Depends on Seniority
I'd say the percentage of time spent literally typing lines of code is inversely proportional to your seniority. Junior engineers get to spend a larger percentage of time writing code because they are not trusted to design/architect it, meet with stakeholders to gather requirements, fight with project/program managers over deadlines and deliverables, give presentations, etc. One answer said "code reviews should take less than an hour". Well, that depends a lot on how many other people on your team are doing them, how quickly they are writing code, and how seriously you take the responsibility yourself.
Depends on Cycle
At the beginning of a new project, there will be more time spent on investigating tools and technologies to be used in the project (libraries, frameworks, 3rd party tools, etc.). At the end there will be more time spent on fixing bugs, deployment, documentation, etc. The middle is likely where most of the coding time is spent. Or, if you're stuck on a maintenance team/project, you might be fixing bugs 100% of the time for weeks or months on end.
Depends on Project
The highest density of code writing probably occurs when making a prototype/proof-of-concept. There, any pretense at maintainability is tossed out the window and you are racing to assemble something held together by duct tape and crazy glue. Then I could easily see someone spend 8+ hours a day writing code, for multiple days in a row. Outside of that, the only kinds of projects where I can see sustained code-writing are things like framework migrations, large refactorings, or other kinds of upgrades which are mostly mechanical and involve a lot of busywork.

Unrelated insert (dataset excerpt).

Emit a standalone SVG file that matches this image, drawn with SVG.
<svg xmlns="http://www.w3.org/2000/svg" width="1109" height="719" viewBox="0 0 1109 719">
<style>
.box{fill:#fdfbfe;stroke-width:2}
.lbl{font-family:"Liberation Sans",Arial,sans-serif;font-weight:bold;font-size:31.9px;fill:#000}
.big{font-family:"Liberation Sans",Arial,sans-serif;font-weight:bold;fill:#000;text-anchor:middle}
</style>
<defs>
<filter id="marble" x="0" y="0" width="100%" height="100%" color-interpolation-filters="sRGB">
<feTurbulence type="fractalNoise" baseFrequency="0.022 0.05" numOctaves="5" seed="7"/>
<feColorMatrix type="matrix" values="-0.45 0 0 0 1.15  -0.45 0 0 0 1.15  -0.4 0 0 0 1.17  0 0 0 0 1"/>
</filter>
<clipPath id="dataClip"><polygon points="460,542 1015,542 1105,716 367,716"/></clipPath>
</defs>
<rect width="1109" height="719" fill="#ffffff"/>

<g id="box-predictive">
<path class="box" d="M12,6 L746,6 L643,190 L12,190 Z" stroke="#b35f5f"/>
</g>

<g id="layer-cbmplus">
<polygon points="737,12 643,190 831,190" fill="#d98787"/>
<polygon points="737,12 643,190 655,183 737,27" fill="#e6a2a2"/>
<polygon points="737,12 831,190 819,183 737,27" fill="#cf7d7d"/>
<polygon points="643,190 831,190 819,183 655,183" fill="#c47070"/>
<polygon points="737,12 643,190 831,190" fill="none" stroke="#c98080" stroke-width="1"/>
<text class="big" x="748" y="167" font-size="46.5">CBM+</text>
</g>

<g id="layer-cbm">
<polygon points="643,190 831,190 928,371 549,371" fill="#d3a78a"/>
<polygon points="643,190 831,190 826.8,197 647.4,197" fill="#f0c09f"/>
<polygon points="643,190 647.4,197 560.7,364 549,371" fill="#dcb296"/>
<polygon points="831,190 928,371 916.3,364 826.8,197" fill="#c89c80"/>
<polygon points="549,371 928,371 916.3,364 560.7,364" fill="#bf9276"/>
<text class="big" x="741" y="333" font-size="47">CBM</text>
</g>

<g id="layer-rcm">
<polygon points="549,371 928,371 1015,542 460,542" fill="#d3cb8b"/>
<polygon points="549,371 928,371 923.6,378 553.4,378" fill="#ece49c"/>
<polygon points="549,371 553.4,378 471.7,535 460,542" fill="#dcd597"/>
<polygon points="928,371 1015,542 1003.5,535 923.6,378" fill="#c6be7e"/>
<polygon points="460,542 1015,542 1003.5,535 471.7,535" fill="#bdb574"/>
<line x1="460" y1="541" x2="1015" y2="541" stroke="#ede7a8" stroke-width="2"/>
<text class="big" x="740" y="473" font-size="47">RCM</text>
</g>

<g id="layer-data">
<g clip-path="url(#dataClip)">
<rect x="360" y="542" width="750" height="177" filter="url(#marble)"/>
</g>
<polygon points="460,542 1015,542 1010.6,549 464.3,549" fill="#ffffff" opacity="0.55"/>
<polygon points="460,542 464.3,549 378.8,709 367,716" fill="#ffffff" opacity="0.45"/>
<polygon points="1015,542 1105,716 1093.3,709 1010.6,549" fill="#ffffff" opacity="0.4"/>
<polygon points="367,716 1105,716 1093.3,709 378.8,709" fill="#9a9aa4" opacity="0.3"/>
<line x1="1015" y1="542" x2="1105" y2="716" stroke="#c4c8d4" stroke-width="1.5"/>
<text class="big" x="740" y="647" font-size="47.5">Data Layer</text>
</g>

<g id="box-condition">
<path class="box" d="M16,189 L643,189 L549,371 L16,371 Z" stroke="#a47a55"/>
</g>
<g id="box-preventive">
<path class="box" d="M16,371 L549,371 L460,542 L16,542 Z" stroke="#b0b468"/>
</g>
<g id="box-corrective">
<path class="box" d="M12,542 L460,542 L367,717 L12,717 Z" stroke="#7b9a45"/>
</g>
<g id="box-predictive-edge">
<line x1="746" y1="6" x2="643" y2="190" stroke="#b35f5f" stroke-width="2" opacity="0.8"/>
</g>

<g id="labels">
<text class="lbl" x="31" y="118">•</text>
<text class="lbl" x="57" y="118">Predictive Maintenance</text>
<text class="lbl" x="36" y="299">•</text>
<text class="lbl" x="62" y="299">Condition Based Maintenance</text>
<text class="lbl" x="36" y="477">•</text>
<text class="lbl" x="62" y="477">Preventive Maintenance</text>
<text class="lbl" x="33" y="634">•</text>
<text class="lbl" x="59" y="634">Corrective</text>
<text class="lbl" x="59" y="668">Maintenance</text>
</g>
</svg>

On the other end, I would expect to see the least amount of code writing when developing a brand new technology that will require new tools/libraries/frameworks that you/your team have not used yet. Evaluating the alternatives to determine best fit, negotiating requirements/deliverables, and all the other administrative overhead means that you may spend weeks without writing any code at all.
Depends on Scale
If you are working in a startup, I'd expect your proportion of code-writing to be fairly high, especially because of the premium on delivering code vs. maintainability, etc. Running a startup is a lot more like building a prototype (and may literally be that) than maintaining a legacy beast. If you are working in a Fortune 500 company, you could be in almost any kind of team working on almost anything. But the odds are much higher that you are stuck with a legacy codebase and a bunch of technical debt that you are trying to bail out of. You probably spend way more time going to meetings and coordinating with other teams than the startup folks. You probably spend more time shooing away the project and program managers than reviewing code. You probably have to spend a lot more time thinking about the wider impacts of your technology decisions because your service/app might have 100x the usage of a smaller company, which forces you to investigate more tools/services/frameworks than you would in a smaller company. All of these factors reduce the time spent coding.
Conclusion
If you're a junior engineer in a startup/non-technical company, I would be shocked to hear you only writing code 15% of the time. If you're a senior engineer in a large company with a significant tech investment, then 15% coding time sounds about right.